=== SHORT TASK ===
The records follow. Print, word for word, the first line through the "from matplotlib.patches import Rectangle" line.

[Begin EXTRACTED ENTRIES]

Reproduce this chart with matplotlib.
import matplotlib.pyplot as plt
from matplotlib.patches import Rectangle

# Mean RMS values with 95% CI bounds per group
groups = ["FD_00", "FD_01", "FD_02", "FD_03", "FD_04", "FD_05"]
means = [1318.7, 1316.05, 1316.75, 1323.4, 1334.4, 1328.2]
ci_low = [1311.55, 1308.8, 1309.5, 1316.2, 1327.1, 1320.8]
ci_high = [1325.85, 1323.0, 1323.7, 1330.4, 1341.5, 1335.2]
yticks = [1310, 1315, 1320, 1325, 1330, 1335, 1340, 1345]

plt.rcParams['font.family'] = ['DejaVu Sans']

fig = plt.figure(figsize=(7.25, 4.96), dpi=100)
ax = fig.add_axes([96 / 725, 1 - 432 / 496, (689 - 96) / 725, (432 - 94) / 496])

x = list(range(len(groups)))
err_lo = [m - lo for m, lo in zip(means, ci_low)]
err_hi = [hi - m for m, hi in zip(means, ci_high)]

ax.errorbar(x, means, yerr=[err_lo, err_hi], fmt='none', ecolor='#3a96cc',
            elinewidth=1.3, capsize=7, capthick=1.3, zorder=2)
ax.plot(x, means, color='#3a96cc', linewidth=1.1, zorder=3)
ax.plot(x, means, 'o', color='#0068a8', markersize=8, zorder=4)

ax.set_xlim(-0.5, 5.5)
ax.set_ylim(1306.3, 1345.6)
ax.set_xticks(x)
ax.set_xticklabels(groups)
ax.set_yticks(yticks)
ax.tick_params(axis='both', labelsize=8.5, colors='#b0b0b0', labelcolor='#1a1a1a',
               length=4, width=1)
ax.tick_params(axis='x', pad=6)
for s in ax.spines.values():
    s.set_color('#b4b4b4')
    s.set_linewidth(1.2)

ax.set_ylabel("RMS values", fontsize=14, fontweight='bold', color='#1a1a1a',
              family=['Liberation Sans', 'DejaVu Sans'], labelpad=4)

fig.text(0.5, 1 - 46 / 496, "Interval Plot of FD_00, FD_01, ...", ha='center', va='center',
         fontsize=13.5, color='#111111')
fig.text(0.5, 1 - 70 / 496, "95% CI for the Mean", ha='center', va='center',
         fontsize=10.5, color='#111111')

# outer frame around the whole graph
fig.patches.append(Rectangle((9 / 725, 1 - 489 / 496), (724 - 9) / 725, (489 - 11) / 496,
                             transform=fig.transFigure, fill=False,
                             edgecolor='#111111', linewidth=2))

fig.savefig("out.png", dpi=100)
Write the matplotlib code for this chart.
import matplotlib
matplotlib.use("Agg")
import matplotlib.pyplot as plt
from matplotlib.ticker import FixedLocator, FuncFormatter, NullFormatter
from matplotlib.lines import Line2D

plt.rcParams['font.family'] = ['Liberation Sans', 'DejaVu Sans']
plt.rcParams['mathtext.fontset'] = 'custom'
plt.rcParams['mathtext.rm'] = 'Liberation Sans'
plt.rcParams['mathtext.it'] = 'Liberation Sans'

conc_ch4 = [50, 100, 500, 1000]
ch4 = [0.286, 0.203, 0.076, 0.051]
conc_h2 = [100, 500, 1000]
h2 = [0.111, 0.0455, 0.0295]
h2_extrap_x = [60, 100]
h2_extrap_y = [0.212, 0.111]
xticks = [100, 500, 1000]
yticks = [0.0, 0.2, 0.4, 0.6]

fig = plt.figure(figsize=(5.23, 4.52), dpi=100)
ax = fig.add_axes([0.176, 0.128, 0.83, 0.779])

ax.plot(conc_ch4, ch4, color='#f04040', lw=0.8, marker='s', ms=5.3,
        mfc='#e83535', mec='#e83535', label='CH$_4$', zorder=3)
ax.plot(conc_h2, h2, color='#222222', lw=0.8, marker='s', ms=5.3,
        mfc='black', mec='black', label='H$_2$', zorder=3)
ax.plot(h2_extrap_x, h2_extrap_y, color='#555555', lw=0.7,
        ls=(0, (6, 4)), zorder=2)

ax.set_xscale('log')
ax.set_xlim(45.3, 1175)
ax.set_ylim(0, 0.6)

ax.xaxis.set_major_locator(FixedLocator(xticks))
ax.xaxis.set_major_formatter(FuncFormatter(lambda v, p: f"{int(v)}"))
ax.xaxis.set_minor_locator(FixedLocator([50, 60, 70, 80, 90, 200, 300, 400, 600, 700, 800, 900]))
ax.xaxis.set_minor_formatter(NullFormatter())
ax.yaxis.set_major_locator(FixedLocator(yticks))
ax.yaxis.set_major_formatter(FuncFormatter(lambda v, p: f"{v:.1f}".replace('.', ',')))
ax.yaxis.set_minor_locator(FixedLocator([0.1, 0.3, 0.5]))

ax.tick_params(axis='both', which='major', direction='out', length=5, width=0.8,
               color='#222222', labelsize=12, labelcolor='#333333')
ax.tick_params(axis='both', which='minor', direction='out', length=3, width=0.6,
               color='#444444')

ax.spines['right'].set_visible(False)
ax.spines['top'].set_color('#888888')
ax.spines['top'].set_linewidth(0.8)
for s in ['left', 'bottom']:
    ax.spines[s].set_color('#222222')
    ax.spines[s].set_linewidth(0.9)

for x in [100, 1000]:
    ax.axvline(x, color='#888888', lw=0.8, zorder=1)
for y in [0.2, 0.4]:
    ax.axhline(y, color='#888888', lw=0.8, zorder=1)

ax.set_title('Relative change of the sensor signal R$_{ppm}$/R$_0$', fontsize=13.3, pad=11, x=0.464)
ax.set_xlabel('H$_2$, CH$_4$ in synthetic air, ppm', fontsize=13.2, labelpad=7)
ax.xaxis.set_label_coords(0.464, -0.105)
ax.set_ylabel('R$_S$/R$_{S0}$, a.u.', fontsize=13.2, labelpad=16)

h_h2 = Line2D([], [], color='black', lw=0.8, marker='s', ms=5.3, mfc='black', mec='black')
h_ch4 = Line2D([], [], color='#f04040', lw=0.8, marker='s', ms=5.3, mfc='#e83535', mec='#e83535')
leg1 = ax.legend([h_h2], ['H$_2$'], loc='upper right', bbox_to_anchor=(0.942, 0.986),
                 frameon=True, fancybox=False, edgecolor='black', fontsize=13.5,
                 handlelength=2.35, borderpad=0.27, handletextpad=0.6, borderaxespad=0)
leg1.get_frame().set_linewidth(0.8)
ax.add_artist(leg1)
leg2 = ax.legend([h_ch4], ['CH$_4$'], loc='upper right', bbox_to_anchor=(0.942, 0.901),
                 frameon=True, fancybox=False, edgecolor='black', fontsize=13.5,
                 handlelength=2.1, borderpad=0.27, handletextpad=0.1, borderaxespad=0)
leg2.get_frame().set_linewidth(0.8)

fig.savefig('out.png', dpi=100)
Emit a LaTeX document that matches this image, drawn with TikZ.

[End EXTRACTED ENTRIES]

=== ANSWER TO THE TASK ===
Reproduce this chart with matplotlib.
import matplotlib.pyplot as plt
from matplotlib.patches import Rectangle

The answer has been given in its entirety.